VeilDB (https://veildb.com/) is an open-source solution that helps anonymize and mask sensitive data from databases and safely share processed dumps with your team.

You can easily:

  • replace user’s name with some value
  • email → faker replacement,
  • generate random numbers for a credit card.

This perfectly works for outsourcing teams, e-commerce, and agencies managing multiple client environments.
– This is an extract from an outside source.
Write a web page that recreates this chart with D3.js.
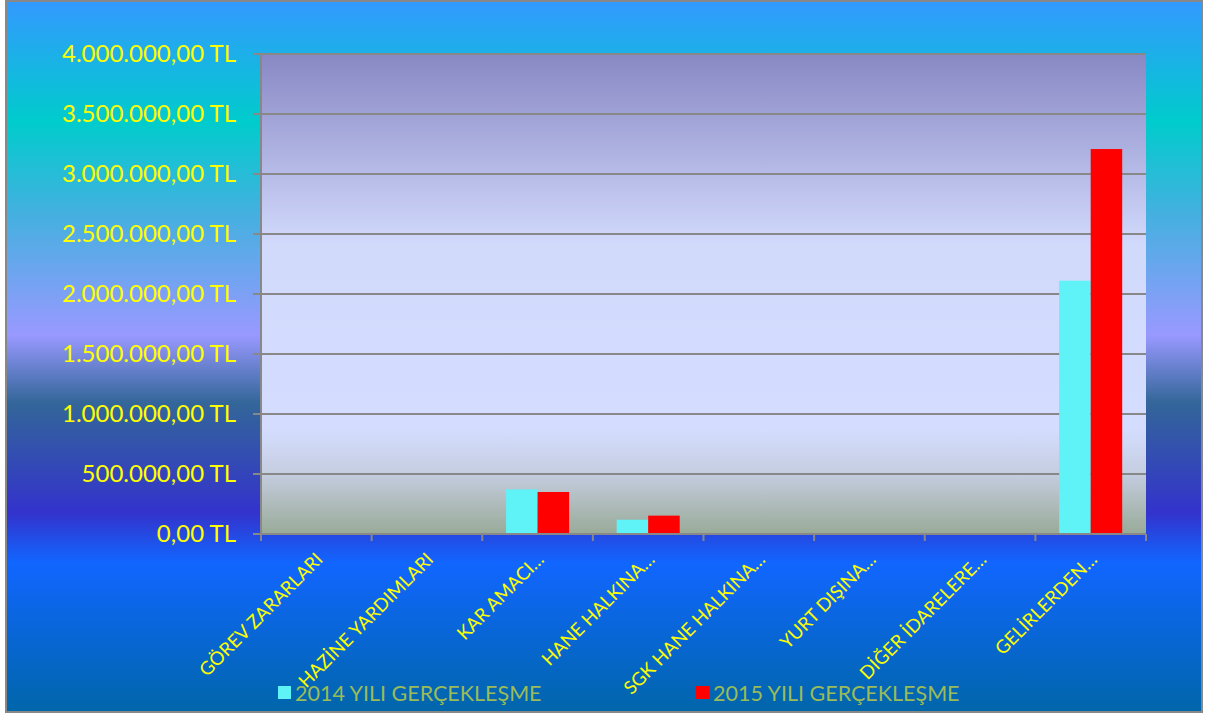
<!DOCTYPE html>
<html><head><meta charset="utf-8">
<script src="https://cdn.jsdelivr.net/npm/d3@7"></script>
<style>html,body{margin:0;padding:0;overflow:hidden;background:#fff}</style>
</head><body>
<svg id="c" width="1208" height="715"></svg>
<script>
const categories = ["GÖREV ZARARLARI","HAZİNE YARDIMLARI","KAR AMACI…","HANE HALKINA…","SGK HANE HALKINA…","YURT DIŞINA…","DİĞER İDARELERE…","GELİRLERDEN…"];
const series2014 = [0, 0, 372000, 119000, 0, 0, 0, 2111000];
const series2015 = [0, 0, 350000, 153000, 0, 0, 0, 3208000];
const seriesNames = ["2014 YILI GERÇEKLEŞME","2015 YILI GERÇEKLEŞME"];
const seriesColors = ["#5ff2f6","#ff0000"];
const yTicks = [0,500000,1000000,1500000,2000000,2500000,3000000,3500000,4000000];

const W=1208,H=715;
const m={l:261,r:1146,t:54,b:534};
const svg=d3.select("#c");
const defs=svg.append("defs");
const bg=defs.append("linearGradient").attr("id","bg").attr("x1",0).attr("y1",0).attr("x2",0).attr("y2",1);
[[0,"#3399ff"],[0.17,"#00cccc"],[0.3,"#44b0e0"],[0.47,"#9999ff"],[0.565,"#336699"],[0.72,"#3333cc"],[0.79,"#1166ff"],[1,"#0066aa"]]
 .forEach(([o,c])=>bg.append("stop").attr("offset",o).attr("stop-color",c));
const pg=defs.append("linearGradient").attr("id","pg").attr("x1",0).attr("y1",0).attr("x2",0).attr("y2",1);
[[0,"#8888c4"],[0.4,"#d2dafc"],[0.78,"#d4ddff"],[0.87,"#c6cee2"],[1,"#99aa98"]]
 .forEach(([o,c])=>pg.append("stop").attr("offset",o).attr("stop-color",c));

svg.append("rect").attr("x",6).attr("y",1).attr("width",W-12).attr("height",H-4)
  .attr("fill","url(#bg)").attr("stroke","#888").attr("stroke-width",2);

const x=d3.scaleBand().domain(categories).range([m.l,m.r]).paddingInner(0).paddingOuter(0);
const y=d3.scaleLinear().domain([0,4000000]).range([m.b,m.t]);
const xs=d3.scaleBand().domain([0,1]).range([0,x.bandwidth()]).paddingInner(0).paddingOuter(0.755);

svg.append("rect").attr("x",m.l).attr("y",m.t).attr("width",m.r-m.l).attr("height",m.b-m.t).attr("fill","url(#pg)");

// gridlines
svg.append("g").selectAll("line").data(yTicks).join("line")
  .attr("x1",m.l-8).attr("x2",m.r).attr("y1",d=>y(d)).attr("y2",d=>y(d))
  .attr("stroke","#888").attr("stroke-width",2);

const fmt=v=>{const s=d3.format(",.2f")(v);return s.replace(/,/g,"#").replace(".",",").replace(/#/g,".")+" TL";};
svg.append("g").selectAll("text").data(yTicks).join("text")
  .attr("x",236).attr("y",d=>y(d)).attr("dy","0.35em").attr("text-anchor","end")
  .attr("fill","#ffff00").style("font-family","Lato").style("font-size","24px").text(fmt);

// bars
const data=categories.map((c,i)=>({c,v:[series2014[i],series2015[i]]}));
const g=svg.append("g");
data.forEach(d=>{
  d.v.forEach((v,j)=>{
    if(v<=0) return;
    g.append("rect").attr("x",x(d.c)+xs(j)).attr("y",y(v)).attr("width",xs.bandwidth()).attr("height",y(0)-y(v))
     .attr("fill",seriesColors[j]);
  });
});

// axes lines
svg.append("line").attr("x1",m.l).attr("x2",m.l).attr("y1",m.t).attr("y2",m.b).attr("stroke","#888").attr("stroke-width",2);
svg.append("line").attr("x1",m.l).attr("x2",m.r).attr("y1",m.b).attr("y2",m.b).attr("stroke","#888").attr("stroke-width",2);
const tickX=categories.map(c=>x(c)).concat([m.r]);
svg.append("g").selectAll("line").data(tickX).join("line")
  .attr("x1",d=>d).attr("x2",d=>d).attr("y1",m.b).attr("y2",m.b+7).attr("stroke","#888").attr("stroke-width",2);

svg.append("g").selectAll("text").data(categories).join("text")
  .attr("transform",c=>`translate(${x(c)+x.bandwidth()/2+3},${m.b+22}) rotate(-45)`)
  .attr("text-anchor","end").attr("dy","0.35em")
  .attr("fill","#ffff00").style("font-family","Lato").style("font-size","18.5px").text(d=>d);

// legend
const lx=[278,696];
seriesNames.forEach((n,i)=>{
  svg.append("rect").attr("x",lx[i]).attr("y",686).attr("width",13).attr("height",13).attr("fill",seriesColors[i]);
  svg.append("text").attr("x",lx[i]+17).attr("y",701).attr("fill","#9bbb59")
    .style("font-family","Lato").style("font-size","21.5px").text(n);
});
</script>
</body></html>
It also works for individual projects, ensuring developers don’t get access to the real data.

VeilDB is fully open-source.

👉 GitHub: https://github.com/veildb-tech/service

👉 Documentation: https://veildb.gitbook.io/

👉 Quick Start Guide: https://veildb.gitbook.io/veildb-docs/getting-started/

How does it work?

It consists of three layers:

1. Service Layer (UI)

A web interface where you configure:

  • Masking rules
  • Permissions
  • Schedules
  • Webhooks

2. Agent Layer

A CLI-based agent installed on your server that processes databases.

Important design principle:

The Service layer never receives actual data — only database schema.

The Agent:

  • Creates a dump
  • Restores it inside isolated Docker infrastructure
  • Applies masking rules
  • Generates a sanitized dump
  • Removes temporary data

It never works directly with the original database.

Multiple agents can be connected to a single Service instance.

3. Client Layer

A lightweight CLI tool installed on developers’ machines to securely download processed dumps.

How the Workflow Looks

  1. Admin configures masking rules and schedules in the UI.
  2. The Agent checks the queue and retrieves processing rules.
  3. The Agent creates and processes a dump in isolation.
  4. Developers download only sanitized backups.

For developers, the flow is simple.

Under the hood, several critical security checks happen:

  • The Service verifies whether the developer has access to a specific database.
  • The Service issues a temporary token.
  • The Client uses this token to download the dump from the Agent.
  • The Agent validates the token before allowing the download.
  • All communication is encrypted.

Conclusion

Setting up VeilDB may take some initial effort.

But it’s a small price compared to:

  • Charging customers by mistake
  • Corrupting external services
  • Leaking sensitive data
  • Damaging your company’s reputation

Production data is powerful.

It should never be shared without protection.